Despite Steve Hooper’s family history of service, joining the armed forces wasn’t part of his plan. Watching his brother pass out from the Royal Navy, he remembers thinking it “sounded scary and seemed like a lot of work.”
Steve instead went to college, aiming to become a professional athlete. When that dream proved unrealistic, he discovered that the Royal Air Force was recruiting physical training instructors (PTIs) as direct entrants. “I thought, that’s my path. I can stay in sport…” Yet when PTI recruitment was suddenly suspended, Steve was steered toward becoming a driver. After intensive training in advanced driving he joined his first RAF unit and within weeks he was driving ‘Green Goddesses’ on Operation FRESCO during the 2002–03 firefighters’ strike.
Soon after this came deployment to Cyprus on Operation TELIC, with troops held in readiness in case they were called into Iraq. In reality, Steve spent his time driving buses and HGVs around the island.
Hypervigilance became normal
Then came Northern Ireland - three years that seriously tested his skills. One day he might be refuelling aircraft; the next, driving senior officers or working chase cars. Sometimes this meant plain clothes, weapons and transporting personnel through hostile areas. Steve thrived on the adrenaline; hypervigilance became normal.
“You go to work, do your job, come home. Even on downtime, you looked after the person in front of you… they looked after you. You are naturally vigilant.”
That constant alertness followed him when he deployed to Iraq in 2006 - this time as a battlefield ambulance driver. The danger was immediate. His aircraft landed steeply, and as soon as the doors opened, rockets began landing. “That was my first experience of a rocket attack; getting off the plane… then a lot of screaming, shouting, get yourself into that terminal… a safe zone.”
That night, exhausted, Steve climbed into bed. When explosions and alarms woke him, he scrambled to get kitted up. The next morning, experienced colleagues showed him the routine: body armour opened on the floor, helmet beside it. Roll out of bed, pull the armour on, helmet on, and go back to sleep.
Over time, the chaos of explosions, gunfire and alarms became “…normal, but you always felt under threat.” Steve learned to sleep heavily - and eat - during attacks. “You’d just hit the deck, pull your plate down off the table, and eat on the floor. You only had a short time before you’ve got to be back at work.”
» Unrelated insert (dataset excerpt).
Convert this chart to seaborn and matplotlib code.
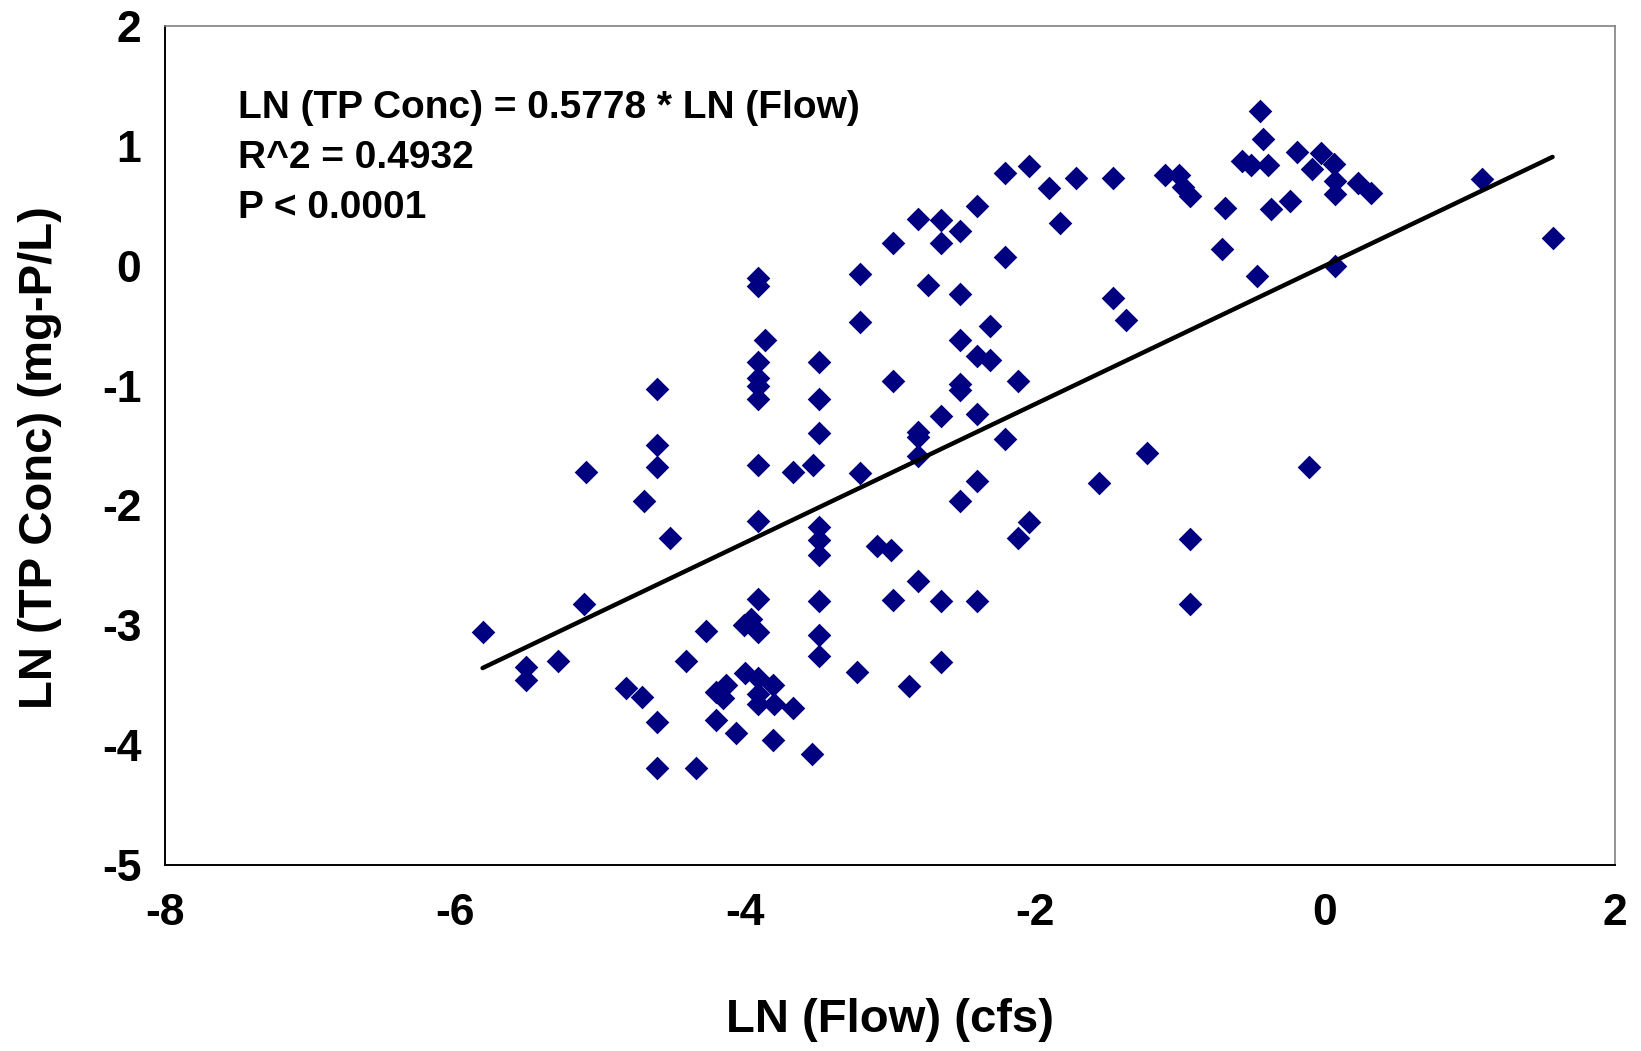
import numpy as np
import pandas as pd
import matplotlib
matplotlib.use("Agg")
import matplotlib.pyplot as plt
import seaborn as sns

# LN(Flow) and LN(TP Conc)
ln_flow = [
    -5.81, -5.51, -5.51, -5.29, -5.11, -5.10, -4.82, -4.71, -4.70, -4.61,
    -4.61, -4.61, -4.61, -4.61, -4.52, -4.41, -4.34, -4.27, -4.20, -4.20,
    -4.15, -4.13, -4.06, -4.00, -4.01, -3.96, -3.91, -3.91, -3.91, -3.91,
    -3.91, -3.91, -3.91, -3.91, -3.91, -3.91, -3.91, -3.91, -3.91, -3.86,
    -3.81, -3.80, -3.81, -3.67, -3.67, -3.53, -3.54, -3.49, -3.49, -3.49,
    -3.49, -3.49, -3.49, -3.49, -3.49, -3.49, -3.23, -3.21, -3.21, -3.21,
    -3.09, -2.99, -2.98, -2.98, -2.98, -2.87, -2.81, -2.81, -2.81, -2.81,
    -2.81, -2.74, -2.65, -2.65, -2.65, -2.65, -2.65, -2.52, -2.52, -2.52,
    -2.52, -2.52, -2.52, -2.40, -2.40, -2.40, -2.40, -2.40, -2.31, -2.31,
    -2.21, -2.21, -2.21, -2.12, -2.12, -2.04, -2.04, -1.90, -1.83, -1.72,
    -1.56, -1.46, -1.46, -1.37, -1.23, -1.10, -1.01, -0.98, -0.93, -0.93,
    -0.93, -0.71, -0.69, -0.57, -0.51, -0.47, -0.45, -0.43, -0.39, -0.37,
    -0.24, -0.19, -0.11, -0.09, -0.03, 0.06, 0.07, 0.07, 0.07, 0.23,
    0.32, 1.08, 1.57,
]
ln_tp = [
    -3.06, -3.35, -3.46, -3.30, -2.82, -1.72, -3.52, -3.60, -1.96, -3.81,
    -4.19, -1.03, -1.50, -1.68, -2.27, -3.30, -4.19, -3.05, -3.56, -3.79,
    -3.61, -3.50, -3.90, -3.40, -3.00, -2.95, -2.78, -3.06, -3.44, -3.57,
    -3.66, -2.13, -1.66, -1.11, -1.00, -0.94, -0.80, -0.17, -0.10, -0.62,
    -3.50, -3.66, -3.96, -1.72, -3.69, -1.66, -4.07, -0.80, -1.11, -1.40,
    -2.18, -2.29, -2.41, -2.80, -3.08, -3.26, -3.39, -0.07, -0.47, -1.73,
    -2.34, -2.37, -0.96, 0.19, -2.79, -3.51, 0.39, -1.39, -1.43, -1.59,
    -2.63, -0.16, 0.38, 0.19, -1.25, -2.80, -3.31, 0.29, -0.24, -0.62,
    -0.99, -1.04, -1.96, 0.50, -0.75, -1.24, -1.80, -2.80, -0.50, -0.79,
    0.77, 0.07, -1.45, -0.96, -2.27, -2.14, 0.83, 0.65, 0.36, 0.73,
    -1.81, 0.73, -0.27, -0.45, -1.56, 0.76, 0.76, 0.66, 0.58, -2.28,
    -2.82, 0.14, 0.48, 0.87, 0.84, -0.09, 1.29, 1.06, 0.84, 0.47,
    0.54, 0.95, -1.68, 0.81, 0.94, 0.85, 0.71, 0.60, 0.00, 0.69,
    0.61, 0.72, 0.23,
]
slope = 0.5778
stats_lines = ["LN (TP Conc) = 0.5778 * LN (Flow)", "R^2 = 0.4932", "P < 0.0001"]

df = pd.DataFrame({"flow": ln_flow, "tp": ln_tp})

sns.set_style("white")
plt.rcParams["font.family"] = ["Liberation Sans", "DejaVu Sans"]
plt.rcParams["font.weight"] = "bold"
plt.rcParams["axes.unicode_minus"] = False
plt.rcParams["text.color"] = "black"
plt.rcParams["axes.labelcolor"] = "black"
plt.rcParams["xtick.color"] = "black"
plt.rcParams["ytick.color"] = "black"

fig = plt.figure(figsize=(16.41, 10.51), dpi=100)
ax = fig.add_axes([0.1006, 0.177, 0.8835, 0.7983])

sns.scatterplot(data=df, x="flow", y="tp", ax=ax, marker="D", s=145,
                color="#000080", linewidth=0, zorder=3)

# fitted line through origin over the data range
xf = np.array([df["flow"].min(), df["flow"].max()])
ax.plot(xf, slope * xf, color="black", linewidth=3.2, zorder=4)

ax.set_xlim(-8, 2)
ax.set_ylim(-5, 2)
ax.set_xticks(range(-8, 3, 2))
ax.set_yticks(range(-5, 3, 1))
ax.tick_params(axis="both", direction="out", length=8, width=1.2,
               labelsize=32, color="black")
ax.tick_params(axis="x", pad=12)
ax.tick_params(axis="y", pad=9)
for lab in ax.get_xticklabels() + ax.get_yticklabels():
    lab.set_fontweight("bold")

ax.set_xlabel("LN (Flow) (cfs)", fontsize=34, fontweight="bold", va="center")
ax.xaxis.set_label_coords(0.5, -0.185)
ax.set_ylabel("LN (TP Conc) (mg-P/L)", fontsize=34, fontweight="bold", va="center")
ax.yaxis.set_label_coords(-0.086, 0.486)

for side in ["left", "bottom"]:
    ax.spines[side].set_color("black")
    ax.spines[side].set_linewidth(1.4)
for side in ["top", "right"]:
    ax.spines[side].set_color("#808080")
    ax.spines[side].set_linewidth(1.2)

for i, line in enumerate(stats_lines):
    ax.text(0.050, 0.9026 - i * 0.06, line, transform=ax.transAxes,
            fontsize=28, fontweight="bold", va="center", ha="left")

fig.savefig("out.png", dpi=100, facecolor="white")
In the medical centre he was witnessing the toll of the insurgency on the Coalition forces. Three months into his tour, Steve experienced a mass casualty event. He was unprepared for the shock. “When you see it up close, with the smells… a taste in the air… the sounds, there's the feeling you get. It intensifies everything so much.”
Aircraft landed one after another. Steve unloaded casualties, took them to the hospital, turned around and went back again. “It felt like we were going time and time again… We worked as quick as we possibly could, but it felt like it was hours…”
It was seeing a soldier cry that brought the reality home to Steve. “…it was such an intense cry… you try and disassociate from what's actually going on. But when you suddenly realise, this is actually someone's friend, son, husband, boyfriend, it really makes everything real.”
No time to process
In rare downtime, Steve escaped through video games and TV. There was no space to process what was happening.
Back in the UK on leave, Steve always seemed ready for a fight. Small things triggered him: Christmas songs, his children walking barefoot. He internalised everything and family life became fraught. He was taken off frontline duties and given counselling, but redeployed again to Northern Ireland and then Cyprus, where the heat and light triggered memories of Iraq. His drinking increased.
Eventually Steve was diagnosed with severe PTSD. “It was a relief. There was a reason behind the way I was acting. I wasn’t a horrible person.” Returning to the UK, Steve had a few EMDR sessions. Called to face a medical board and the likely end of his career, Steve decided to “just crack on.”
Despite his diagnosis he was deployed again to Iraq, this time stationed in Baghdad as part of the NATO mission to train Iraqi forces. He was a close protection driver working with senior staff. “The threat was just always present. It didn't matter what day it was, what time it was...”
Eventually, after being asked to explain a request for extended leave, Steve accepted help. A psychiatrist explained that his PTSD had never gone away - he had been burying it for 13 years. Steve was medically discharged after nearly 20 years of service. He had signed up for a full 22-year career. “It was heartbreaking. I felt like I hadn’t achieved what I needed to.”
Proudest Achievement
Recovery began with a new job and a move closer to family, but Steve still felt he was a burden. “I thought they’d be better off without me.”
Becoming involved with the Invictus Games was what really drove his recovery. A triumphant milestone was when he was selected to be Captain of Team GB. “It’s not just the sport. It’s the shared experience - people who want to help you move forward.
Steve reflects that his greatest achievement isn’t medals or titles. “Being captain of Team UK was huge. But being a dad whose kids want to be near me after everything - that’s special.”
“Very few talk about Iraq… but those people who served on Op TELC… need to be remembered… you’ve got all the families of the deceased, of the wounded, families that suffer with mental illness… and they deserve to have their memory maintained.”